Was sind nun die dringendsten Probleme, die die neu aufgestellte Stiftung lösen muss?

Wir haben jetzt einen arbeitsfähigen Minimalvorstand, der das Museum durch die akute Krise der Corona-Saison führen muss. Thomas Grübner und Dr. Volkmar Kunze genießen das Vertrauen der Belegschaft, die sowohl durch Frau Dämmig als auch durch Herrn Leipold noch einmal mit beeindruckender Entschiedenheit bekundet hat: »Wir wollen weitermachen!« In den kommenden Monaten soll eine detaillierte Organisationsanalyse die dringend nötige Strukturreform vorbereiten: Die Satzung muss angepasst werden, damit die Gremien effizienter arbeiten können, und das schwierige Konstrukt der gGmbH bedarf einer gewissen Justierung. Erst dann hat es Sinn, die Zukunftsvision noch einmal durchzudenken – an diesem Traum von einem zukunftsfähigen Museum für Karl May und die wertvollen ethnologischen Sammlungen aber halten wir alle fest.

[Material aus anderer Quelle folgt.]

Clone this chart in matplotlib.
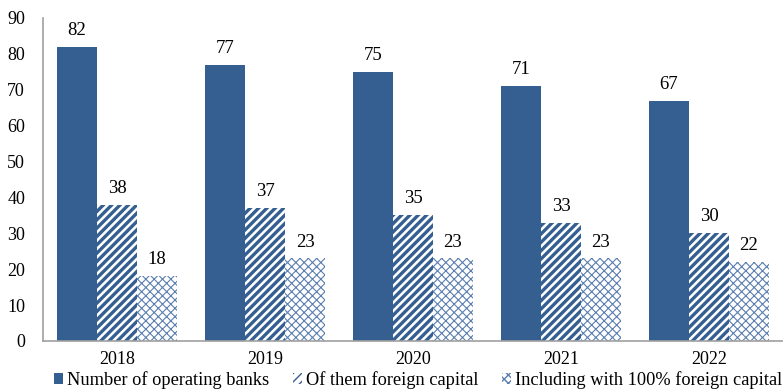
import matplotlib
matplotlib.use("Agg")
import matplotlib.pyplot as plt
import numpy as np
from matplotlib.patches import Patch

years = ["2018", "2019", "2020", "2021", "2022"]
operating = [82, 77, 75, 71, 67]
foreign = [38, 37, 35, 33, 30]
full_foreign = [18, 23, 23, 23, 22]
series_labels = ["Number of operating banks", "Of them foreign capital",
                 "Including with 100% foreign capital"]

plt.rcParams['font.family'] = ['Liberation Serif', 'DejaVu Serif']

blue = '#355F91'
light = '#5A7FAF'
fig = plt.figure(figsize=(7.83, 3.91), dpi=100)
ax = fig.add_axes([0.055, 0.128, 0.945, 0.826])

x = np.arange(len(years))
w = 0.27
b1 = ax.bar(x - w, operating, w, color=blue, linewidth=0)
b2 = ax.bar(x, foreign, w, facecolor='white', edgecolor=blue, hatch='////', linewidth=0)
b3 = ax.bar(x + w, full_foreign, w, facecolor='white', edgecolor=light, hatch='xxxx', linewidth=0)
for b in b3:
    b.set_hatch_linewidth(0.8)
for b in b2:
    b.set_hatch_linewidth(2.4)

for bars, vals in [(b1, operating), (b2, foreign), (b3, full_foreign)]:
    for r, v in zip(bars, vals):
        ax.text(r.get_x() + r.get_width() / 2, v + 2.2, str(v), ha='center', va='bottom', fontsize=13.5)

ax.set_xlim(-0.5, len(years) - 0.5)
ax.set_ylim(0, 90)
ax.set_yticks(range(0, 91, 10))
ax.set_xticks(x)
ax.set_xticklabels(years)
ax.tick_params(axis='both', length=0, labelsize=13)
ax.tick_params(axis='y', pad=13)
ax.tick_params(axis='x', pad=7)
for s in ['top', 'right']:
    ax.spines[s].set_visible(False)
for s in ['left', 'bottom']:
    ax.spines[s].set_color('#A0A0A0')
    ax.spines[s].set_linewidth(1.2)

h2 = Patch(facecolor='white', edgecolor=blue, hatch='////', linewidth=0)
h2.set_hatch_linewidth(2.0)
h3 = Patch(facecolor='white', edgecolor=light, hatch='xxxx', linewidth=0)
h3.set_hatch_linewidth(0.8)
handles = [Patch(facecolor=blue, linewidth=0), h2, h3]
fig.legend(handles, series_labels, loc='center', bbox_to_anchor=(0.534, 0.028), ncol=3,
           frameon=False, fontsize=13.2, handlelength=0.5, handleheight=0.5,
           handletextpad=0.2, columnspacing=1.3, borderpad=0, borderaxespad=0)

fig.savefig("out.png", dpi=100)
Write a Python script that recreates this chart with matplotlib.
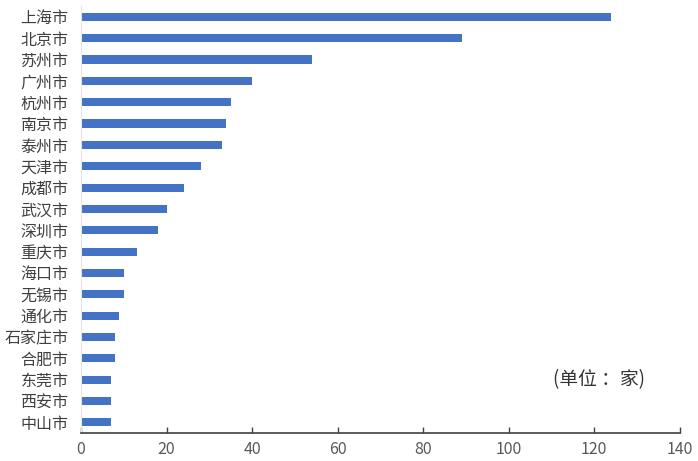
import matplotlib.pyplot as plt

plt.rcParams['font.family'] = ['Noto Sans CJK SC', 'DejaVu Sans']

cities = ["上海市", "北京市", "苏州市", "广州市", "杭州市", "南京市", "泰州市", "天津市",
          "成都市", "武汉市", "深圳市", "重庆市", "海口市", "无锡市", "通化市", "石家庄市",
          "合肥市", "东莞市", "西安市", "中山市"]
counts = [124, 89, 54, 40, 35, 34, 33, 28, 24, 20, 18, 13, 10, 10, 9, 8, 8, 7, 7, 7]
xticks = [0, 20, 40, 60, 80, 100, 120, 140]

fig = plt.figure(figsize=(6.98, 4.61), dpi=100)
ax = fig.add_axes([0.116, 0.0607, 0.858, 0.926])

pos = list(range(len(cities)))
ax.barh(pos, counts, height=0.38, color="#4472C4")
ax.set_ylim(len(cities) - 0.5, -0.5)
ax.set_xlim(0, 140)
ax.set_yticks(pos)
ax.set_yticklabels(cities, fontsize=11.5, color="#404040")
ax.set_xticks(xticks)
ax.set_xticklabels([str(t) for t in xticks], fontsize=11.5, color="#595959")
ax.tick_params(axis="y", length=0, pad=9)
ax.tick_params(axis="x", direction="in", length=4, width=1, color="#404040", pad=6)

for s in ["top", "right"]:
    ax.spines[s].set_visible(False)
ax.spines["left"].set_color("#e6e6e6")
ax.spines["bottom"].set_color("#404040")
ax.spines["bottom"].set_linewidth(1.2)

# unit note, lower right
ax.text(0.941, 0.126, "(单位 ：家)", transform=ax.transAxes, ha="right", va="center",
        fontsize=13.5, color="#333333")

fig.savefig("out.png", dpi=100)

„Diese Öffnung für Transparenz, Dialog und Professionalität war mir ein besonderes Anliegen: Lange Zeit herrschte in der Stiftung ja eine ganz andere Mentalität. Ich weiß, dass Herr Robin Leipold mit seiner fachlichen und menschlichen Qualifikation für diesen modernen Weg steht.“

In welche Richtung sollte sich Ihrer Meinung nach nun die Museumsarbeit bewegen? Was sind die wichtigsten Aktivitäten und Maßnahmen, auf die es nun ankommt, um Karl May gerecht zu werden?

Wir haben beschlossen, die klugen Empfehlungen des Wissenschaftlichen Beirats zu beherzigen und die Diskussion über eine Neukonzeption des Karl-May-Museums in einem offenen Workshop mit Fachleuten zu führen. Dadurch können wir sowohl von der Erfahrung anderer Kulturinstitutionen ähnlicher Größe profitieren als auch selbst beispielgebend wirken. Diese Öffnung für Transparenz, Dialog und Professionalität war mir ein besonderes Anliegen: Lange Zeit herrschte in der Stiftung ja eine ganz andere Mentalität. Ich weiß, dass Herr Robin Leipold mit seiner fachlichen und menschlichen Qualifikation für diesen modernen Weg steht, würde es begrüßen, wenn er bald einen Sitz im Stiftungsvorstand erhielte (was derzeit formalrechtlich nicht möglich ist), und sage ihm die volle Unterstützung der Karl-May-Gesellschaft bei seiner Arbeit zu.

„Der 27. Juni hat Weichen gestellt, aber der Weg ist noch weit und wird den Gremien der Stiftung und den Mitarbeiterinnen und Mitarbeitern sehr viel Arbeit abverlangen.“

Inwiefern haben die Ergebnisse und Ereignisse um die Karl-May-Stiftung auch für die Karl-May-Gesellschaft (KMG) bedeutenden Charakter?

Die ganze Karl-May-Szene hat in den vergangenen Wochen mitgefiebert und mitdiskutiert – die Villa „Shatterhand.“ ist ja für jeden und jede von uns ein Ort von großer symbolischer Bedeutung. Von meiner KMG, die sich – um ein Schlagwort der Debatte aufzugreifen – am ›Kommunikationskulturkampf‹ sehr tat- und wortkräftig beteiligt hat, erhalte ich seit Bekanntwerden der Ergebnisse fast im Minutentakt freudige und erleichterte Rückmeldungen. Neben der betriebswirtschaftlichen, juristischen und museologischen Expertise werden die May-Forschung und die in unserer Gesellschaft konzentrierte Sachkompetenz bei den anstehenden Diskussionen eine wichtige Rolle spielen. Unsere Vertreter sitzen am Tisch, wenn es im Herbst weitergeht, und unsere Mitglieder verkörpern den ideellen Rückhalt, den das Museum in der Bevölkerung braucht.
Lassen Sie mich ganz deutlich sagen: Der 27. Juni hat Weichen gestellt, aber der Weg ist noch weit und wird den Gremien der Stiftung und den Mitarbeiterinnen und Mitarbeitern sehr viel Arbeit abverlangen. Wer dem Museum und seinem hochmotivierten Personal in dieser kritischen Lage seine Solidarität bekunden möchte, sollte bald wieder einmal in Radebeul vorbeischauen!